» Given material
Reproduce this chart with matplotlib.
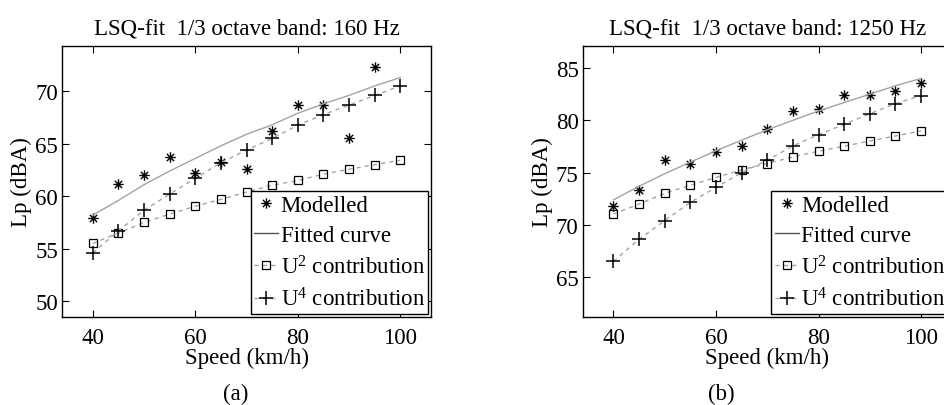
import numpy as np
import matplotlib
matplotlib.use("Agg")
import matplotlib.pyplot as plt
from matplotlib.path import Path

plt.rcParams['font.family'] = ['Liberation Serif', 'DejaVu Serif']
plt.rcParams['mathtext.fontset'] = 'custom'
plt.rcParams['mathtext.rm'] = 'Liberation Serif'
plt.rcParams['mathtext.it'] = 'Liberation Serif:italic'
plt.rcParams['font.size'] = 16.5

# speeds (km/h)
speed = [40, 45, 50, 55, 60, 65, 70, 75, 80, 85, 90, 95, 100]

# 160 Hz band
mod_160 = [57.9, 61.2, 62.0, 63.7, 62.2, 63.3, 62.6, 66.2, 68.7, 68.7, 65.5, 72.3, np.nan]
fit_160 = [58.2, 59.6, 61.1, 62.4, 63.6, 64.8, 65.9, 66.8, 67.9, 68.8, 69.6, 70.5, 71.3]
u2_160 = [55.5, 56.5, 57.5, 58.3, 59.05, 59.7, 60.4, 61.05, 61.5, 62.1, 62.57, 63.0, 63.43]
u4_160 = [54.6, 56.7, 58.67, 60.2, 61.7, 63.2, 64.4, 65.5, 66.76, 67.78, 68.67, 69.6, 70.5]

# 1250 Hz band
mod_1250 = [71.8, 73.3, 76.25, 75.8, 77.0, 77.5, 79.2, 80.9, 81.05, 82.45, 82.45, 82.8, 83.55]
fit_1250 = [72.4, 73.7, 74.9, 76.0, 77.1, 78.1, 79.1, 80.0, 80.9, 81.7, 82.5, 83.3, 84.0]
u2_1250 = [71.05, 72.0, 73.02, 73.8, 74.54, 75.27, 75.87, 76.5, 77.05, 77.52, 78.03, 78.5, 78.98]
u4_1250 = [66.52, 68.64, 70.42, 72.16, 73.59, 75.0, 76.19, 77.55, 78.63, 79.61, 80.63, 81.58, 82.37]

titles = ['LSQ-fit  1/3 octave band: 160 Hz', 'LSQ-fit  1/3 octave band: 1250 Hz']
ylims = [(48.5, 74.3), (61.2, 87.1)]
yticks = [[50, 55, 60, 65, 70], [65, 70, 75, 80, 85]]

# matlab style asterisk
star = Path([(-1, 0), (1, 0), (0, -1), (0, 1), (-0.7, -0.7), (0.7, 0.7), (-0.7, 0.7), (0.7, -0.7)],
            [Path.MOVETO, Path.LINETO] * 4)

grey = '#a3a3a3'

fig = plt.figure(figsize=(9.44, 4.06), dpi=100)
axes = [fig.add_axes([0.0657, 0.2167, 0.391, 0.6675]),
        fig.add_axes([0.6173, 0.2167, 0.391, 0.6675])]

sets = [(mod_160, fit_160, u2_160, u4_160), (mod_1250, fit_1250, u2_1250, u4_1250)]

for i, ax in enumerate(axes):
    mod, fit, u2, u4 = sets[i]
    ax.plot(speed, mod, linestyle='none', marker=star, markersize=7.5, markeredgecolor='k',
            markeredgewidth=1, color='k', label='Modelled')
    ax.plot(speed, fit, '-', color=grey, lw=1, label='Fitted curve')
    ax.plot(speed, u2, '--', color=grey, lw=1, dashes=(3, 3), marker='s', markersize=5.5,
            markerfacecolor='none', markeredgecolor='k', markeredgewidth=0.9, label='U$^2$ contribution')
    ax.plot(speed, u4, '--', color=grey, lw=1, dashes=(3, 3), marker='+', markersize=9.5,
            markeredgecolor='k', markeredgewidth=1.1, label='U$^4$ contribution')
    ax.set_xlim(34, 106)
    ax.set_ylim(*ylims[i])
    ax.set_xticks([40, 60, 80, 100])
    ax.set_yticks(yticks[i])
    ax.tick_params(direction='in', top=True, right=True, length=5, width=0.8, pad=3)
    ax.tick_params(axis='x', pad=7.5)
    for s in ax.spines.values():
        s.set_linewidth(1)
    ax.set_title(titles[i], pad=9, fontsize=16.5)
    ax.set_xlabel('Speed (km/h)', labelpad=-1)
    ax.set_ylabel('Lp (dBA)', labelpad=2)
    leg = ax.legend(loc='lower right', borderaxespad=0.12, handlelength=1.05, handletextpad=0.1,
                    borderpad=0.15, labelspacing=0.4, fancybox=False, framealpha=1,
                    edgecolor='k')
    leg.get_frame().set_linewidth(1)
    leg.get_lines()[1].set_color('#555555')

fig.text(0.25, 0.0296, '(a)', ha='center', va='center')
fig.text(0.764, 0.0296, '(b)', ha='center', va='center')

fig.savefig('out.png', dpi=100)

» What needs to be done
Please restate the material above line by line, exactly, beginning at its first line and ending with the line that contains "68.67, 69.6, 70.5]", without any pictures.

» Solution for this problem
Reproduce this chart with matplotlib.
import numpy as np
import matplotlib
matplotlib.use("Agg")
import matplotlib.pyplot as plt
from matplotlib.path import Path

plt.rcParams['font.family'] = ['Liberation Serif', 'DejaVu Serif']
plt.rcParams['mathtext.fontset'] = 'custom'
plt.rcParams['mathtext.rm'] = 'Liberation Serif'
plt.rcParams['mathtext.it'] = 'Liberation Serif:italic'
plt.rcParams['font.size'] = 16.5

# speeds (km/h)
speed = [40, 45, 50, 55, 60, 65, 70, 75, 80, 85, 90, 95, 100]

# 160 Hz band
mod_160 = [57.9, 61.2, 62.0, 63.7, 62.2, 63.3, 62.6, 66.2, 68.7, 68.7, 65.5, 72.3, np.nan]
fit_160 = [58.2, 59.6, 61.1, 62.4, 63.6, 64.8, 65.9, 66.8, 67.9, 68.8, 69.6, 70.5, 71.3]
u2_160 = [55.5, 56.5, 57.5, 58.3, 59.05, 59.7, 60.4, 61.05, 61.5, 62.1, 62.57, 63.0, 63.43]
u4_160 = [54.6, 56.7, 58.67, 60.2, 61.7, 63.2, 64.4, 65.5, 66.76, 67.78, 68.67, 69.6, 70.5]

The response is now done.